Shanghai (AFP) – Ex-Manchester City boss Manuel Pellegrini is one man who will not be watching Saturday’s Manchester derby as he takes his bow with Hebei China Fortune in the ultra-volatile Chinese Super League.

At the same time as his successor, Pep Guardiola, is locking horns with Manchester United’s Jose Mourinho at Old Trafford, Pellegrini will be pitchside 8,000 kilometres (5,000 miles) away as Hebei host Guangzhou Evergrande in northern China.

Qinhuangdao Olympic Sports Centre Stadium will be a novel experience for Pellegrini, 62, whose CV includes the 2014 English Premier League title and a season with Real Madrid.

But the Chilean will quickly learn that expectations and pressure are sky-high in China, where well-heeled clubs are luring a rising number of star managers — but whose owners are notoriously trigger-happy.

Since the start of the current, 16-team Chinese Super League season in March, no fewer than eight managers have been shown the door, meaning a coach’s chances of long-term survival are slim.

It hasn’t deterred a group of well-known managers who have set up camp in China, including Sven-Goran Eriksson at Shanghai SIPG and Felix Magath at Shandong Luneng.

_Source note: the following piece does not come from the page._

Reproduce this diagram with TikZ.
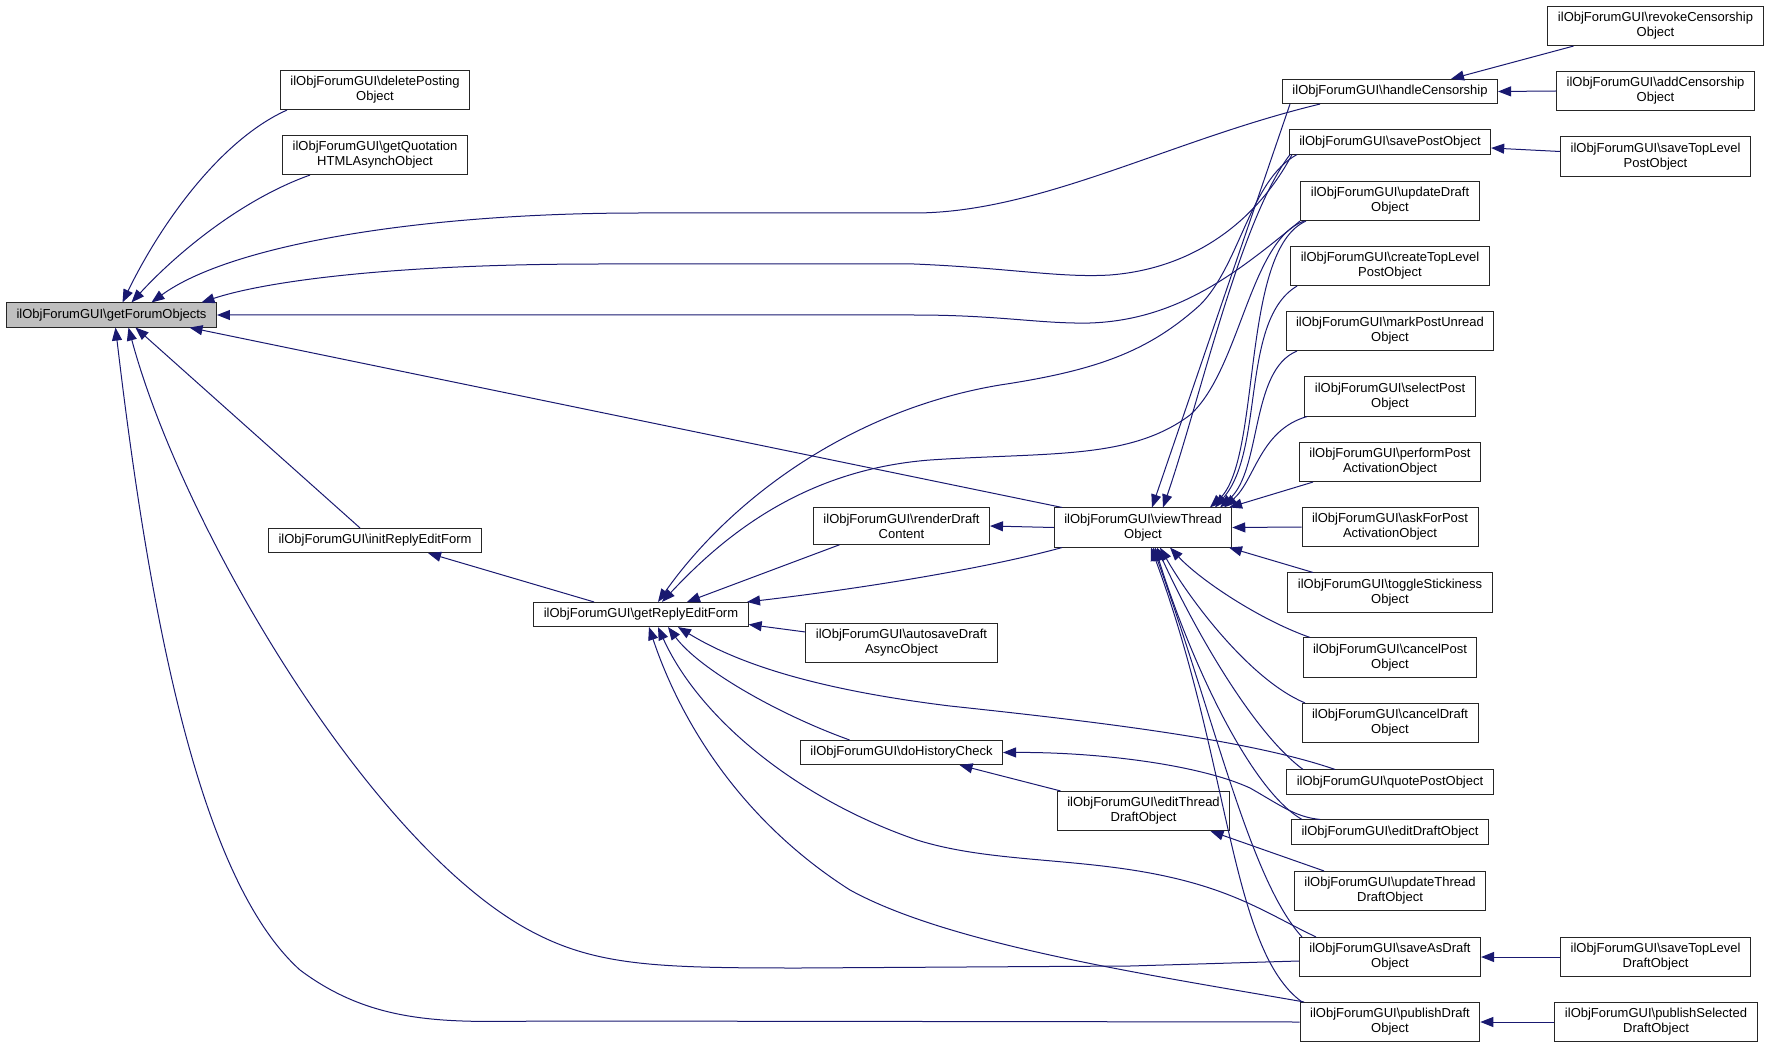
\documentclass[tikz,border=0pt]{standalone}
\usepackage{fontspec}
\setmainfont{Liberation Sans}
\usetikzlibrary{arrows.meta}
\definecolor{edgeblue}{RGB}{25,25,112}
\definecolor{rootgrey}{RGB}{191,191,191}
\newcommand{\fgui}{ilObjForumGUI\textbackslash}
\begin{document}
\begin{tikzpicture}[x=1pt,y=-1pt,
  fn/.style={draw=black!85,line width=1pt,fill=white,align=center,font=\fontsize{13}{15}\selectfont,inner xsep=10pt,inner ysep=6pt},
  call/.style={draw=edgeblue,line width=1pt,{Triangle[length=13pt,width=10pt]}-}]
\useasboundingbox (0,0) rectangle (1771,1048);

\node[fn,fill=rootgrey] (gf) at (111.5,315) {\fgui getForumObjects};
\node[fn] (delpost) at (375,90) {\fgui deletePosting\\Object};
\node[fn] (quotehtml) at (375,155) {\fgui getQuotation\\HTMLAsynchObject};
\node[fn] (initform) at (375,540.5) {\fgui initReplyEditForm};
\node[fn] (replyform) at (641,614.5) {\fgui getReplyEditForm};
\node[fn] (render) at (901.5,526) {\fgui renderDraft\\Content};
\node[fn] (autosave) at (901.5,643) {\fgui autosaveDraft\\AsyncObject};
\node[fn] (history) at (901.5,752.5) {\fgui doHistoryCheck};
\node[fn] (viewthread) at (1143,527.5) {\fgui viewThread\\Object};
\node[fn] (editthread) at (1143.5,811) {\fgui editThread\\DraftObject};
\node[fn] (censor) at (1390,91.5) {\fgui handleCensorship};
\node[fn] (savepost) at (1390,142) {\fgui savePostObject};
\node[fn] (upddraft) at (1390,201) {\fgui updateDraft\\Object};
\node[fn] (createtop) at (1390,266) {\fgui createTopLevel\\PostObject};
\node[fn] (markunread) at (1390,331) {\fgui markPostUnread\\Object};
\node[fn] (selectpost) at (1390,396.5) {\fgui selectPost\\Object};
\node[fn] (performact) at (1390,462) {\fgui performPost\\ActivationObject};
\node[fn] (askact) at (1390,527) {\fgui askForPost\\ActivationObject};
\node[fn] (sticky) at (1390,592.5) {\fgui toggleStickiness\\Object};
\node[fn] (cancelpost) at (1390,657.5) {\fgui cancelPost\\Object};
\node[fn] (canceldraft) at (1390,723) {\fgui cancelDraft\\Object};
\node[fn] (quotepost) at (1390,782) {\fgui quotePostObject};
\node[fn] (editdraft) at (1390,832) {\fgui editDraftObject};
\node[fn] (updthread) at (1390,891) {\fgui updateThread\\DraftObject};
\node[fn] (saveasdraft) at (1390,957) {\fgui saveAsDraft\\Object};
\node[fn] (publish) at (1390,1022) {\fgui publishDraft\\Object};
\node[fn] (revoke) at (1655.5,26) {\fgui revokeCensorship\\Object};
\node[fn] (addcensor) at (1655.5,91) {\fgui addCensorship\\Object};
\node[fn] (savetoppost) at (1655.5,156.5) {\fgui saveTopLevel\\PostObject};
\node[fn] (savetopdraft) at (1655.5,957) {\fgui saveTopLevel\\DraftObject};
\node[fn] (pubselected) at (1656,1022) {\fgui publishSelected\\DraftObject};

\draw[call] ([xshift=11pt]gf.north) .. controls (160,225) and (220,140) .. ([xshift=-88pt]delpost.south);
\draw[call] ([xshift=20pt]gf.north) .. controls (175,255) and (240,200) .. ([xshift=-65pt]quotehtml.south);
\draw[call] ([xshift=40pt]gf.north) .. controls (230,245) and (420,213) .. (640,213) -- (914,213) .. controls (1040,213) and (1170,140) .. ([xshift=-70pt]censor.south);
\draw[call] ([xshift=90pt]gf.north) .. controls (260,283) and (380,264) .. (600,264) -- (914,264) .. controls (1010,268) and (1060,278) .. (1110,275) .. controls (1200,268) and (1260,215) .. ([xshift=-98pt]savepost.south);
\draw[call] (gf.east) -- (914,315) .. controls (1000,315) and (1040,324) .. (1090,323) .. controls (1180,320) and (1240,270) .. ([xshift=-90pt]upddraft.south);
\draw[call] ([xshift=78pt]gf.south) -- ([xshift=-81pt]viewthread.north);
\draw[call] ([xshift=24pt]gf.south) -- ([xshift=-15pt]initform.north);
\draw[call] ([xshift=17pt]gf.south) .. controls (180,520) and (360,830) .. (520,925) .. controls (590,966) and (650,968) .. (800,968) -- (1130,966) -- ([yshift=-4pt]saveasdraft.west);
\draw[call] ([xshift=4pt]gf.south) .. controls (150,620) and (200,880) .. (300,970) .. controls (380,1030) and (460,1021) .. (560,1021) -- (publish.west);

\draw[call] ([xshift=61pt]censor.north) -- ([xshift=-82pt]revoke.south);
\draw[call] (censor.east) -- (addcensor.west);
\draw[call] ([yshift=-6pt]savepost.east) -- ([yshift=5pt]savetoppost.west);
\draw[call] (saveasdraft.east) -- (savetopdraft.west);
\draw[call] (publish.east) -- (pubselected.west);

\draw[call] (render.east) -- (viewthread.west);
\draw[call] ([xshift=9pt]viewthread.north) -- ([xshift=-100pt]censor.south);
\draw[call] ([xshift=20pt]viewthread.north) .. controls (1200,400) and (1240,220) .. ([xshift=-100pt]savepost.south);
\draw[call] ([xshift=67pt]viewthread.north) .. controls (1262,460) and (1240,250) .. ([xshift=-84pt]upddraft.south);
\draw[call] ([xshift=72pt]viewthread.north) .. controls (1265,450) and (1240,320) .. ([xshift=-93pt]createtop.south);
\draw[call] ([xshift=77pt]viewthread.north) .. controls (1262,470) and (1250,370) .. ([xshift=-93pt]markunread.south);
\draw[call] ([xshift=81pt]viewthread.north) .. controls (1255,480) and (1260,430) .. ([xshift=-83pt]selectpost.south);
\draw[call] ([xshift=86pt]viewthread.north) -- ([xshift=-77pt]performact.south);
\draw[call] (viewthread.east) -- (askact.west);
\draw[call] ([xshift=86pt]viewthread.south) -- ([xshift=-77pt]sticky.north);
\draw[call] ([xshift=27pt]viewthread.south) .. controls (1200,580) and (1260,620) .. ([xshift=-80pt]cancelpost.north);
\draw[call] ([xshift=17pt]viewthread.south) .. controls (1190,600) and (1250,680) .. ([xshift=-85pt]canceldraft.north);
\draw[call] ([xshift=14pt]viewthread.south) .. controls (1190,620) and (1250,730) .. ([xshift=-87pt]quotepost.north);
\draw[call] ([xshift=12pt]viewthread.south) .. controls (1190,660) and (1250,790) .. ([xshift=-88pt]editdraft.north);
\draw[call] ([xshift=10pt]viewthread.south) .. controls (1215,720) and (1250,880) .. ([xshift=-88pt]saveasdraft.north);
\draw[call] ([xshift=8pt]viewthread.south) .. controls (1230,760) and (1230,950) .. ([xshift=-88pt]publish.north);

\draw[call] ([xshift=46pt]replyform.north) -- ([xshift=-62pt]render.south);
\draw[call] ([xshift=106pt]replyform.north) .. controls (850,590) and (980,570) .. ([xshift=-81pt]viewthread.south);
\draw[call] ([yshift=-10pt]replyform.east) -- ([yshift=11pt]autosave.west);
\draw[call] ([xshift=53pt]initform.south) -- ([xshift=-47pt]replyform.north);
\draw[call] ([xshift=17pt]replyform.north) .. controls (730,500) and (850,410) .. (1000,385) .. controls (1100,370) and (1150,350) .. (1200,305) .. controls (1240,265) and (1250,180) .. ([xshift=-93pt]savepost.south);
\draw[call] ([xshift=21pt]replyform.north) .. controls (720,540) and (800,470) .. (930,460) .. controls (1050,452) and (1130,460) .. (1190,415) .. controls (1240,370) and (1250,240) .. ([xshift=-86pt]upddraft.south);
\draw[call] ([xshift=27pt]replyform.south) .. controls (700,670) and (780,715) .. ([xshift=-52pt]history.north);
\draw[call] ([xshift=37pt]replyform.south) .. controls (740,665) and (820,690) .. (950,706) .. controls (1100,722) and (1250,740) .. ([xshift=-55pt]quotepost.north);
\draw[call] ([xshift=17pt]replyform.south) .. controls (700,720) and (800,800) .. (917,840) .. controls (1000,866) and (1100,855) .. (1200,885) .. controls (1250,900) and (1280,920) .. ([xshift=-74pt]saveasdraft.north);
\draw[call] ([xshift=8pt]replyform.south) .. controls (680,720) and (740,820) .. (850,890) .. controls (950,945) and (1150,975) .. ([xshift=-86pt]publish.north);

\draw[call] ([xshift=58pt]history.south) -- ([xshift=-83pt]editthread.north);
\draw[call] (history.east) .. controls (1100,752) and (1200,765) .. (1250,788) .. controls (1280,805) and (1295,817) .. ([xshift=-70pt]editdraft.north);
\draw[call] ([xshift=67pt]editthread.south) -- ([xshift=-66pt]updthread.north);
\end{tikzpicture}
\end{document}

Luiz Felipe Scolari’s Evergrande are top of the table but he appears under threat with Marcello Lippi, who masterminded the club’s 2013 AFC Champions League victory, tipped to return.

Among this season’s departures was former Juventus and Japan coach Alberto Zaccheroni, who lasted barely two months at Beijing Guoan before fan protests cut short his reign.

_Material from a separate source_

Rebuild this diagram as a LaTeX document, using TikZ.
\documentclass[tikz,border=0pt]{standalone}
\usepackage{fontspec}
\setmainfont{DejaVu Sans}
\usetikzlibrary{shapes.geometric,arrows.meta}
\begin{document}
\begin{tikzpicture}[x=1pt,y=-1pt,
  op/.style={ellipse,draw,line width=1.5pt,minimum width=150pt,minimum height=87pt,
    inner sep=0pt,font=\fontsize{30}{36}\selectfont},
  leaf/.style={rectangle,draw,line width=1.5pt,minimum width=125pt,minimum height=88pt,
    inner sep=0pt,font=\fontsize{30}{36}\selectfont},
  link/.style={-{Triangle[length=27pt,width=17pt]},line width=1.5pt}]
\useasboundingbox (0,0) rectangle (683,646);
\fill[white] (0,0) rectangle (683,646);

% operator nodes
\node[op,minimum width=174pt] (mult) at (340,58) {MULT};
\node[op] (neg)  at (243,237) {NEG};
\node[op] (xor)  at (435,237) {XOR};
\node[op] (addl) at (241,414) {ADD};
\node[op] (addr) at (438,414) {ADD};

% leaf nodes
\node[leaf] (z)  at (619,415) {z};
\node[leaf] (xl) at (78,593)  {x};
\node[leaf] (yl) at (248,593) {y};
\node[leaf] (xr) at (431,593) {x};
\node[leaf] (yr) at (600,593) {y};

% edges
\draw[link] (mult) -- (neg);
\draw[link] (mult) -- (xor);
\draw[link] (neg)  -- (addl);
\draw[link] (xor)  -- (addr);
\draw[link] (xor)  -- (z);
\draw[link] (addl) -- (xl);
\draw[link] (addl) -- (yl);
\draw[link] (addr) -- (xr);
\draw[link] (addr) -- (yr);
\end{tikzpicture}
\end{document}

Former Chelsea player Dan Petrescu was dumped by big-spending Jiangsu Suning in June, and ex-Brazil boss Mano Menezes lasted just six months at Shandong Luneng before making way for Magath.

– From Gazza to Cannavaro –

It perpetuates an attitude of “short-termism” in Chinese football, both among clubs and foreign managers, said China-based Christopher Atkins, a football agent for RWMG Sports.

“Clubs demand immediate success and when it doesn’t arrive, good managers are easily discarded and written off as failures,” he said, adding that managers also find living in China a challenge.

“Not everybody finds life in the country straightforward… Therefore it is often seen as a short-term money-earner but little more,” Atkins said.

Paul Gascoigne tried his luck during a short-lived spell as Gansu Tianma’s player-coach in 2003, and the annals of Chinese football are littered with brief tenures which came to an abrupt end.

France’s Jean Tigana became one of Shanghai Shenhua’s incredible 27 managerial casualties in the last 22 years when he was sacked only a month into the 2012 season.

However, in a communications breakdown Tigana wasn’t informed of the club’s decision, which only became clear when he was prevented from boarding the team bus en route to a game.

Tigana made his own way to the stadium, but was later pictured hailing a cab and leaving before the match started, with the manager-less Shenhua bench empty save for substitutes.

Evergrande are similarly ruthless, booting out South Korea’s Lee Jang-Soo and replacing him with Lippi after he had won two consecutive league titles and steered them into the 2012 Champions League knock-out rounds. 

After Lippi quit Guangzhou last year, former world player of the year Fabio Cannavaro lasted just six months before he was dumped in favour of Scolari, with the club at the top of the table.

Expectations will be similarly high for Pellegrini at Hebei, one of China’s big spenders who have splashed out on Argentina’s Ezequiel Lavezzi and Ivorian forward Gervinho this year.

Radomir Antic, who coached both Real Madrid and Barcelona before a truncated spell at Hebei last year, warned Pellegrini would be walking a tight-rope at the club.

“The leaders will not hesitate when it comes to deciding changes if they see that the team’s needs are different,” he told Chilean daily El Mercurio.

“That happened to me and my successor (China’s Li Tie) and it could happen to Manuel.”

In a reminder of the logistical difficulties that can arise in China, Guardiola and Mourinho were scheduled to hold their first derby in Beijing in July — before the game at the Bird’s Nest was called off over an unplayable pitch.